• _PROBLEM DETAILS_: Reproduce each line from the records that holds "matplotlib".

• _ITEMS_:
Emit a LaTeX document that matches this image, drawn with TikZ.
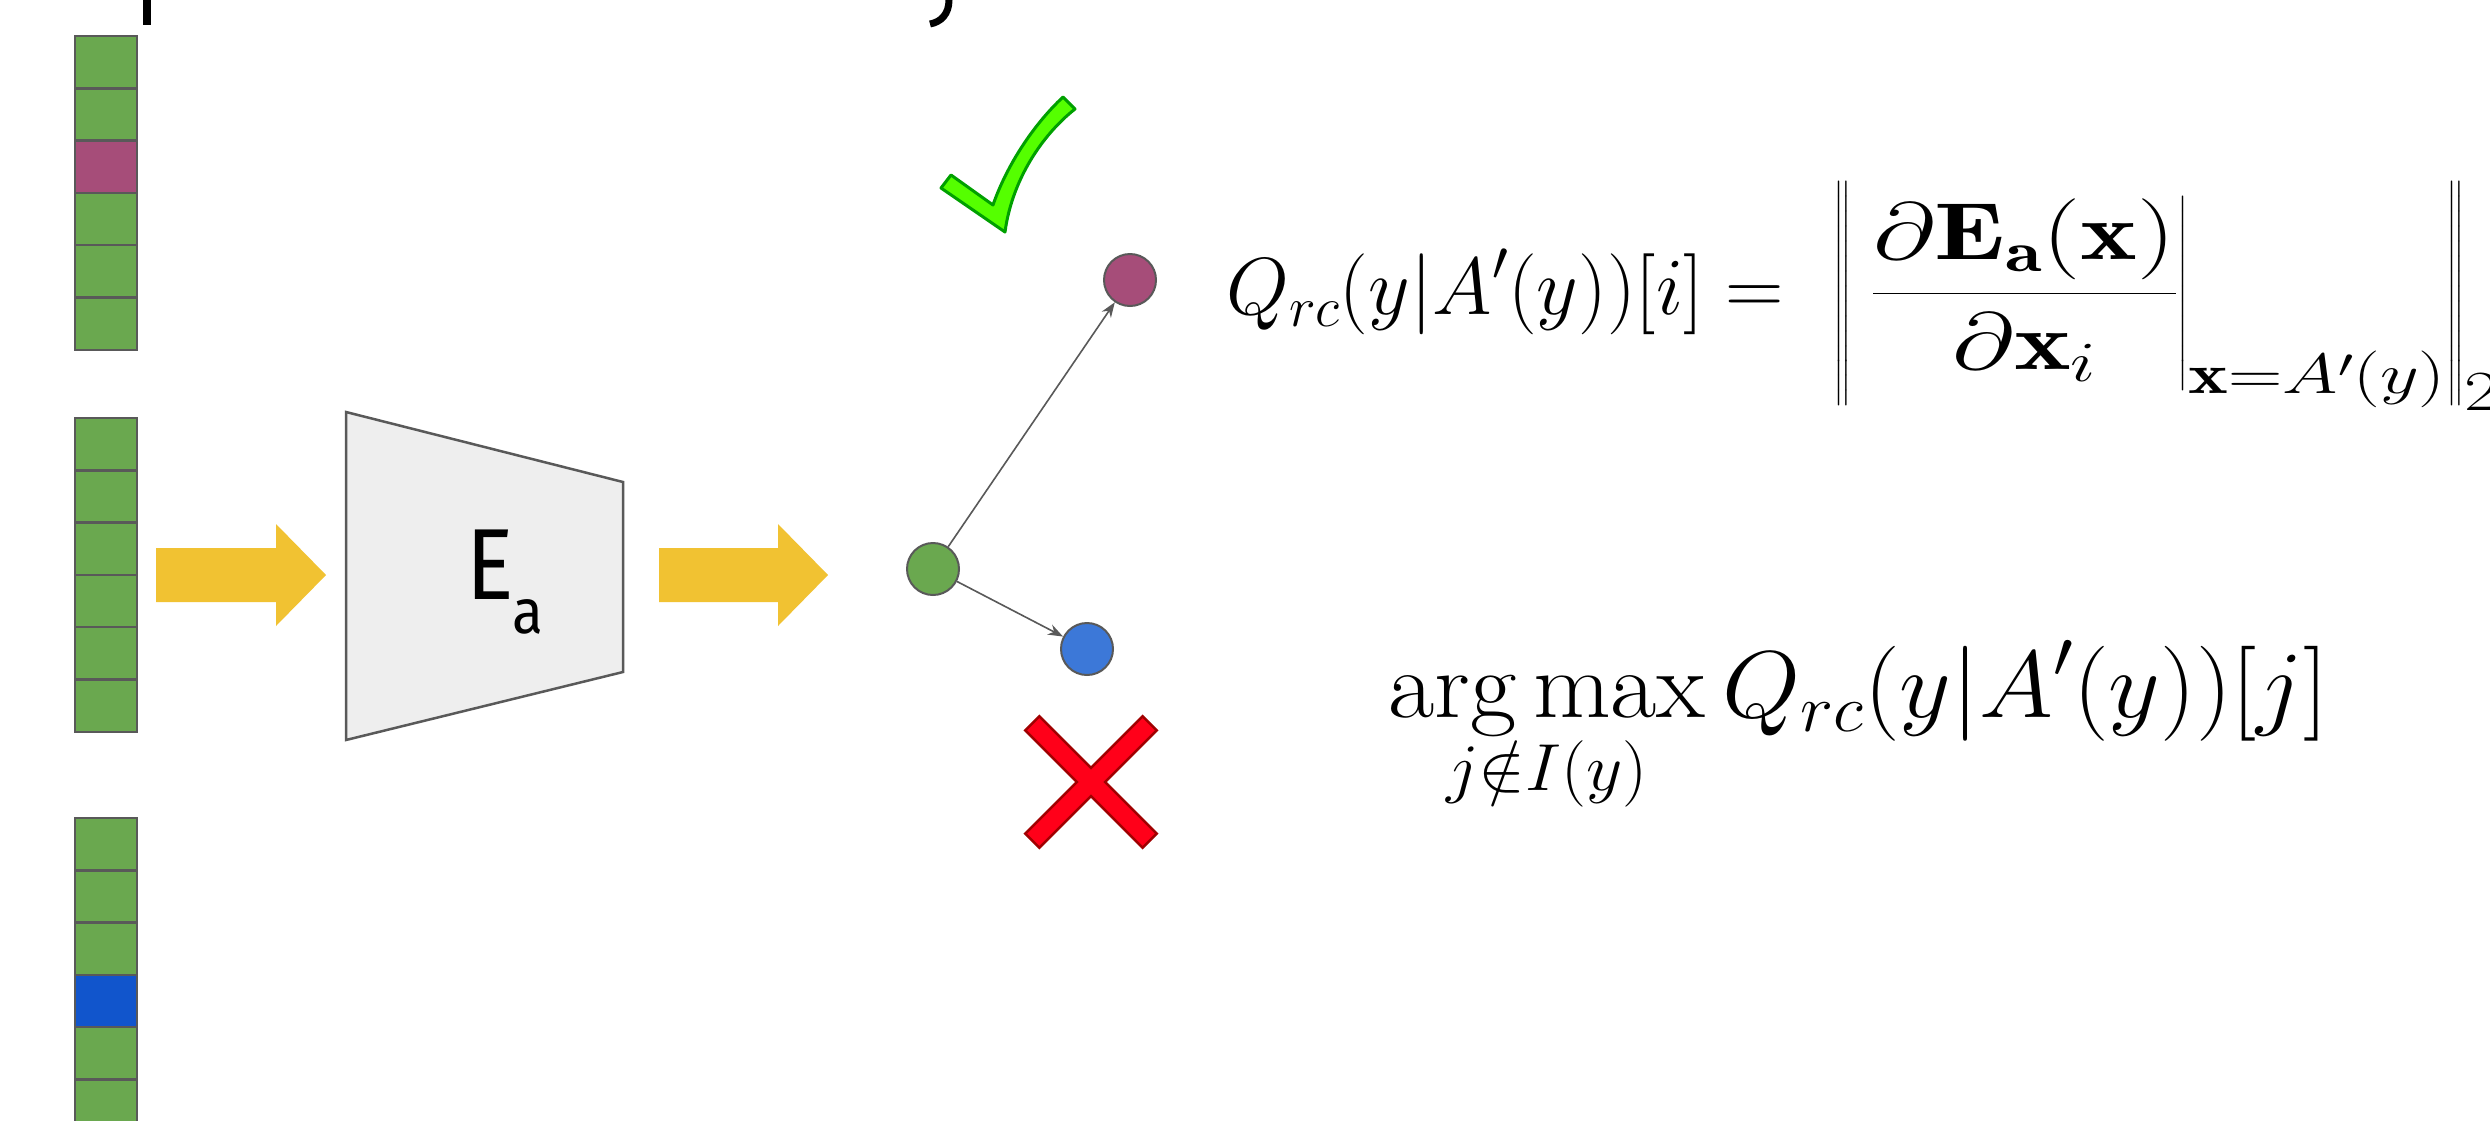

---

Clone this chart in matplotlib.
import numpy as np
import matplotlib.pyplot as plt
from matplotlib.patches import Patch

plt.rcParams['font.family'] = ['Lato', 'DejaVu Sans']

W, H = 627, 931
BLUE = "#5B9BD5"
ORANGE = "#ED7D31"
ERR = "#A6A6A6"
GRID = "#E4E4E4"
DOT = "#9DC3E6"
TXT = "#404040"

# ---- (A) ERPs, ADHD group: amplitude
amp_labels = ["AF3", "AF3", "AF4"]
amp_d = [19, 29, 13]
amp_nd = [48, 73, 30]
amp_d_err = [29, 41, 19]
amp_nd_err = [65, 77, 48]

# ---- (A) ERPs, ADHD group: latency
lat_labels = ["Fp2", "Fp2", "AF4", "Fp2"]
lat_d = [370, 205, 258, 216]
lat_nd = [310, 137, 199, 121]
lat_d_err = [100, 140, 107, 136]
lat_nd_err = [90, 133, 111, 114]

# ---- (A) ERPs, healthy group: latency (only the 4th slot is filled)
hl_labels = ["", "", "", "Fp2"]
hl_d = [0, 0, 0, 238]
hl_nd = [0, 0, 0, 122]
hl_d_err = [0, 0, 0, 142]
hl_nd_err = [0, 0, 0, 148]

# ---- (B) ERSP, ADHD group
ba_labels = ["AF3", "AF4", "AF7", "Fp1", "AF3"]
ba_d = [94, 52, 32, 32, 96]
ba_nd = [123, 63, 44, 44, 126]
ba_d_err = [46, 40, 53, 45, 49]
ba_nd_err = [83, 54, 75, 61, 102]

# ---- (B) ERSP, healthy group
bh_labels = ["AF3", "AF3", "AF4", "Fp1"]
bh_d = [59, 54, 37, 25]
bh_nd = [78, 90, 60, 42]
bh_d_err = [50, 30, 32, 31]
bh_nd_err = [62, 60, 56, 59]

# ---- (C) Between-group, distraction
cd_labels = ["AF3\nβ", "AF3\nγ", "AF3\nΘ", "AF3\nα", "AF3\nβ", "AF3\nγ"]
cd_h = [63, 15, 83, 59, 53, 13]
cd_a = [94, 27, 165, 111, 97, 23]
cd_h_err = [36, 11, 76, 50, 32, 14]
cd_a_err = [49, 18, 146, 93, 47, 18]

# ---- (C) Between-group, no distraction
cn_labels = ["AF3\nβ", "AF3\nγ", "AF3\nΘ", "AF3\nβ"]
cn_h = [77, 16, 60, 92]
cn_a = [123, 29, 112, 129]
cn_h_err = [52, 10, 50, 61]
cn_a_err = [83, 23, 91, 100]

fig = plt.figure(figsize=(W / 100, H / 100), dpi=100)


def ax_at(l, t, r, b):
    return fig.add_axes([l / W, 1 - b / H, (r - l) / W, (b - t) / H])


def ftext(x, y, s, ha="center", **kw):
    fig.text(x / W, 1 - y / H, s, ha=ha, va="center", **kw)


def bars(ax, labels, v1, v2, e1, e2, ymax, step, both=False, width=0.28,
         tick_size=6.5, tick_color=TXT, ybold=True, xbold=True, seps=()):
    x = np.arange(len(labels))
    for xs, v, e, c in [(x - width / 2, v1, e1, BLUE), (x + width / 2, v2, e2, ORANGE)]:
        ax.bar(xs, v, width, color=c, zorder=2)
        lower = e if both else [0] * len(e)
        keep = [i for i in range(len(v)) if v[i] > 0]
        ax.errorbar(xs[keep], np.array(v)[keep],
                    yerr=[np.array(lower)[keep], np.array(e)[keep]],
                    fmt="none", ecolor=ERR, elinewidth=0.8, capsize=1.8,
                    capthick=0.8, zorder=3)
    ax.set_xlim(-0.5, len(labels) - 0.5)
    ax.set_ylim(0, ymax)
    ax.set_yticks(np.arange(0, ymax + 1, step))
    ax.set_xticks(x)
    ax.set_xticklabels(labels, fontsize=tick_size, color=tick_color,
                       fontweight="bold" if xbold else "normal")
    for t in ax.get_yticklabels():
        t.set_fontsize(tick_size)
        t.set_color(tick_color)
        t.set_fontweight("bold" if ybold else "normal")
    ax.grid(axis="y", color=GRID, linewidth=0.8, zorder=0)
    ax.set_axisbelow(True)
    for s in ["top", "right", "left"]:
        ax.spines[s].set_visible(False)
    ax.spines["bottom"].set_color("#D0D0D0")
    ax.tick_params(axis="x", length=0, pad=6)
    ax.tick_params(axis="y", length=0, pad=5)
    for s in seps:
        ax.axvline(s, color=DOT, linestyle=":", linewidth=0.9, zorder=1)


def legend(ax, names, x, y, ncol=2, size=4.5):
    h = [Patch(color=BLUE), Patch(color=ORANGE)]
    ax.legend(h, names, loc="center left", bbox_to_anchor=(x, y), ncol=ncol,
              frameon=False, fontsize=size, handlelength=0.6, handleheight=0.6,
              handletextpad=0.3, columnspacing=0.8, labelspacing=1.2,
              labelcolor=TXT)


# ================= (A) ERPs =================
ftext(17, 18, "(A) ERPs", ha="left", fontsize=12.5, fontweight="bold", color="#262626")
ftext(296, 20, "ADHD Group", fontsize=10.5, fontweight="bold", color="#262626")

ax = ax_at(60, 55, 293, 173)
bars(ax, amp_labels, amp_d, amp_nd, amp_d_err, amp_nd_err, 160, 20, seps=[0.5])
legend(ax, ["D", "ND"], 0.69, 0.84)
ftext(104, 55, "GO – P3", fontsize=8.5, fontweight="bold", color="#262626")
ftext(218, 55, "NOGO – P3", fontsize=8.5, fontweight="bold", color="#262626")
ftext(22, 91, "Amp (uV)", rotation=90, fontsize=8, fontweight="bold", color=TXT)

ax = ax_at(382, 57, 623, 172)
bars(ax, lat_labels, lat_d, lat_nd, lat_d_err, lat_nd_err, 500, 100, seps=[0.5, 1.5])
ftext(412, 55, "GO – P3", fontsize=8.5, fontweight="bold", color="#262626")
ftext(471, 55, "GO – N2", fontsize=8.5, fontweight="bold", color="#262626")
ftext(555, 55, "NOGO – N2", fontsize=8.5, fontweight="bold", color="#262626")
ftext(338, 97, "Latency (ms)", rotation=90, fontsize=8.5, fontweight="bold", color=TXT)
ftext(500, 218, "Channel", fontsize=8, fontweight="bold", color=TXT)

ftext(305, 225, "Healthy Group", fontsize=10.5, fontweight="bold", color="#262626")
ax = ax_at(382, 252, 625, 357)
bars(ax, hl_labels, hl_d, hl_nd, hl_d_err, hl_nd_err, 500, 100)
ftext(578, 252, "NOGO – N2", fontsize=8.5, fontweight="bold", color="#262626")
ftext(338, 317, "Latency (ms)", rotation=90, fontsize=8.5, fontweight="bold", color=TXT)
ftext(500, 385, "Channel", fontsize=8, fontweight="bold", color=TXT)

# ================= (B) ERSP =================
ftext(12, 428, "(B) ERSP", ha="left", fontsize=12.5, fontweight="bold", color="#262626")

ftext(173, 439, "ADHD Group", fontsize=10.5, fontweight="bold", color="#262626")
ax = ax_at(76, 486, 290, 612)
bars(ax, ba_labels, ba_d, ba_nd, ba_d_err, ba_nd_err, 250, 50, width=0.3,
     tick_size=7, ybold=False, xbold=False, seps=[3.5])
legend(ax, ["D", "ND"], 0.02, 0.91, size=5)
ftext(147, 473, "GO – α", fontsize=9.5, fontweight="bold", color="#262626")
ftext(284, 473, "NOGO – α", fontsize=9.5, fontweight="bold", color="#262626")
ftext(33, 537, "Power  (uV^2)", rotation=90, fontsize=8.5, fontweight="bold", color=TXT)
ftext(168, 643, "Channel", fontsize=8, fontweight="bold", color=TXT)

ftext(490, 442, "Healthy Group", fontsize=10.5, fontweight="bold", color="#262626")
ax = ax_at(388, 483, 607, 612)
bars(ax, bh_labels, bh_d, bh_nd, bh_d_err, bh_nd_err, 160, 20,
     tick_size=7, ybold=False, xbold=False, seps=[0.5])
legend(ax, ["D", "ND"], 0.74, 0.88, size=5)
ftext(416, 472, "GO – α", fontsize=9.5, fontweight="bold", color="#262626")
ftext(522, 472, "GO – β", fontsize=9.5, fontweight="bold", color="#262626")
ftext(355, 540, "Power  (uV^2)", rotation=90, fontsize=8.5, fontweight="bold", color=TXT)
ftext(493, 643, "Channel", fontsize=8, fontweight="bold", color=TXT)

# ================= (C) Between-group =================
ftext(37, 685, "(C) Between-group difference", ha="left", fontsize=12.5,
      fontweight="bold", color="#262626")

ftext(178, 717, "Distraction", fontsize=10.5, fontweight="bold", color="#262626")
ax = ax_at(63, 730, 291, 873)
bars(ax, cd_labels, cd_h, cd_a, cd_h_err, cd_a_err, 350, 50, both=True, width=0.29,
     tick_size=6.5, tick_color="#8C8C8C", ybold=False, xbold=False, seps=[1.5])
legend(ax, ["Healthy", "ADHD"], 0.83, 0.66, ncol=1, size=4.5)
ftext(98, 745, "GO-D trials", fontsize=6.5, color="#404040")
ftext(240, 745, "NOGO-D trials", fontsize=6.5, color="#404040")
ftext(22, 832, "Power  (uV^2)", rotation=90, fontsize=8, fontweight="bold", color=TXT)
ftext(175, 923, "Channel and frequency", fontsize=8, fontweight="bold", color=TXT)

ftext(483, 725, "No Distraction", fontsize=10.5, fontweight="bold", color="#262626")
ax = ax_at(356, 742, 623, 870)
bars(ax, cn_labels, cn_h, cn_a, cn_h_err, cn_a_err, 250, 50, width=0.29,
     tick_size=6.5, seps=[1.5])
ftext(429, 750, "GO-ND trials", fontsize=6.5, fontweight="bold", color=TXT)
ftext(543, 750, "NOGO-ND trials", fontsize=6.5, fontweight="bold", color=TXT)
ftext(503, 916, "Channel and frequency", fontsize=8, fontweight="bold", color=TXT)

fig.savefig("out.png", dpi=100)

...

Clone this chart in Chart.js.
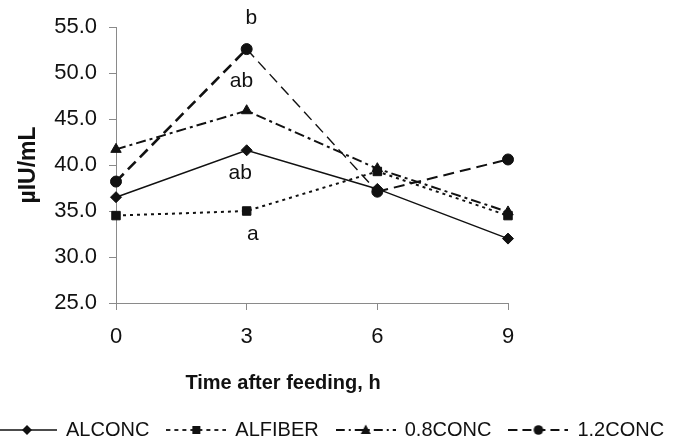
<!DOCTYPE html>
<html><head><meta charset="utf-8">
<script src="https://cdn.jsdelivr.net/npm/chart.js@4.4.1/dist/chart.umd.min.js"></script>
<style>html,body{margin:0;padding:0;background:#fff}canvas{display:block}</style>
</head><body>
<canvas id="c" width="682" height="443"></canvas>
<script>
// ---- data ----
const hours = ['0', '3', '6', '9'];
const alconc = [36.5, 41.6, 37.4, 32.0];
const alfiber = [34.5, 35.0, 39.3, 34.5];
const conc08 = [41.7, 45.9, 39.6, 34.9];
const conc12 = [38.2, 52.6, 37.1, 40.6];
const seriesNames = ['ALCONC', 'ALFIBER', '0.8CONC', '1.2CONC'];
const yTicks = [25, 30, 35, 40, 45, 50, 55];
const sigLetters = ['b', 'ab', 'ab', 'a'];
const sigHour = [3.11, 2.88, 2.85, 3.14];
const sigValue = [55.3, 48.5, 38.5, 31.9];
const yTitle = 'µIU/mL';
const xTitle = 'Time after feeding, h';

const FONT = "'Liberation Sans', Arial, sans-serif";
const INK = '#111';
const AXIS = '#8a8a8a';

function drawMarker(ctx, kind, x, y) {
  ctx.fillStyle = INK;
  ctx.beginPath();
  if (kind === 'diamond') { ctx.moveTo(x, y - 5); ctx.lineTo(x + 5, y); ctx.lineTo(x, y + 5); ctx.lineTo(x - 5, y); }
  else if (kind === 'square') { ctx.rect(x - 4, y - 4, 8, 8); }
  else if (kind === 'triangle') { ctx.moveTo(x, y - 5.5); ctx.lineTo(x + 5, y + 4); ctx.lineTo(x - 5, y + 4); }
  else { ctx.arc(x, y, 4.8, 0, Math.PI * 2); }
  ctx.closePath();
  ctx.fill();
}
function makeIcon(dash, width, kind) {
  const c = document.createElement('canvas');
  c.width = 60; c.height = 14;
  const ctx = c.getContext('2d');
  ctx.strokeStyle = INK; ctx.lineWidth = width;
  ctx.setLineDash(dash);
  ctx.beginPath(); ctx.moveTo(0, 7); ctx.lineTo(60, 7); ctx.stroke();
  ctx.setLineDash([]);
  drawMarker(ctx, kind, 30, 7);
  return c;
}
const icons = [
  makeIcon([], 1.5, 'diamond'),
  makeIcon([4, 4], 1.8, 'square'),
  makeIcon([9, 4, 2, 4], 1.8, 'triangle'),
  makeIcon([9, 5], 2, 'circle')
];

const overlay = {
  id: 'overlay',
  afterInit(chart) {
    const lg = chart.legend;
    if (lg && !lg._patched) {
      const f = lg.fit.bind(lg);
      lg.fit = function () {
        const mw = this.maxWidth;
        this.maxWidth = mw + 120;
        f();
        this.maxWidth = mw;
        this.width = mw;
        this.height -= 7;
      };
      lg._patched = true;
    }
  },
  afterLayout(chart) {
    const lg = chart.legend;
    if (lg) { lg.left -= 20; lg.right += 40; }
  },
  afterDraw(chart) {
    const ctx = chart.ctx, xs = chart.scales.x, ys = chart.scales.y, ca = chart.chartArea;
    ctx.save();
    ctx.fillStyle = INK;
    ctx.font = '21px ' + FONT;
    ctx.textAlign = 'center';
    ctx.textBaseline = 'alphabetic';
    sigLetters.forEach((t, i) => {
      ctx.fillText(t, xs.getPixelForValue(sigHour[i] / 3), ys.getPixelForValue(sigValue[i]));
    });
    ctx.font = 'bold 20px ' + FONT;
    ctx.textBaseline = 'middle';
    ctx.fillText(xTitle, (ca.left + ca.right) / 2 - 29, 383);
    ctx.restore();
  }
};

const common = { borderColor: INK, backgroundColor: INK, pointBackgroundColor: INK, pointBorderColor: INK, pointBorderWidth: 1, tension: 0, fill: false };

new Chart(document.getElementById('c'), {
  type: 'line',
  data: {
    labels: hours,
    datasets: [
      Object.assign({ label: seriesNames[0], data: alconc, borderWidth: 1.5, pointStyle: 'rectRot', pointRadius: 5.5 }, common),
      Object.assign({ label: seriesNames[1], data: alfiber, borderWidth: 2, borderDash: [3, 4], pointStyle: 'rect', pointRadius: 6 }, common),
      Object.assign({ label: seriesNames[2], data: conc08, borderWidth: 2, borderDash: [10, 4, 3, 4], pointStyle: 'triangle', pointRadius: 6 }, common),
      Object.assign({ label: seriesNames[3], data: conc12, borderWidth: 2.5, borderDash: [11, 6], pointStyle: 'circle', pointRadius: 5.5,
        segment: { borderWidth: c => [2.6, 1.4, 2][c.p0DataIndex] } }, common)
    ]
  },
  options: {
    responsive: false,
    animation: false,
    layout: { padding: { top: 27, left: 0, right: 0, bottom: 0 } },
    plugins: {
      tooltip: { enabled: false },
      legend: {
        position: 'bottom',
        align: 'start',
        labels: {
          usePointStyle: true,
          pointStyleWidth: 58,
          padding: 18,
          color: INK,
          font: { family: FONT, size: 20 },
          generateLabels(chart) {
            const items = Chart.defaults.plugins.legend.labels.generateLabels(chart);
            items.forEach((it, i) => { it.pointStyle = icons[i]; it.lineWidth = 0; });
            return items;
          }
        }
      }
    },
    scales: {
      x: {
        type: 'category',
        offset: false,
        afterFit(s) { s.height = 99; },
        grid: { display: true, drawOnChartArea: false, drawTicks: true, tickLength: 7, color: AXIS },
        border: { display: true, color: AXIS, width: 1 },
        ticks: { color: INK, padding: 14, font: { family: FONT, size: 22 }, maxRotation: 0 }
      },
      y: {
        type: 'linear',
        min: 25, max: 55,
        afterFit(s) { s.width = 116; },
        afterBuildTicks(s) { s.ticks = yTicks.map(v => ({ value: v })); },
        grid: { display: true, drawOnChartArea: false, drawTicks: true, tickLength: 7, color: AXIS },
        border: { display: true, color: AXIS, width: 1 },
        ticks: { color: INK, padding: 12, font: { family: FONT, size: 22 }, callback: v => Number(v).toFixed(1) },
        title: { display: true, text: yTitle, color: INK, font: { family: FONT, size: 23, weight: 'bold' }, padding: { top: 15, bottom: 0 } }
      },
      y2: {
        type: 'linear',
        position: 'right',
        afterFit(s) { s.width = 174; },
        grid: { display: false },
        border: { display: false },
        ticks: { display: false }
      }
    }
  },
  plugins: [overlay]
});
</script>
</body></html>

• _FULL RESPONSE_:
Clone this chart in matplotlib.
import matplotlib.pyplot as plt
from matplotlib.patches import Patch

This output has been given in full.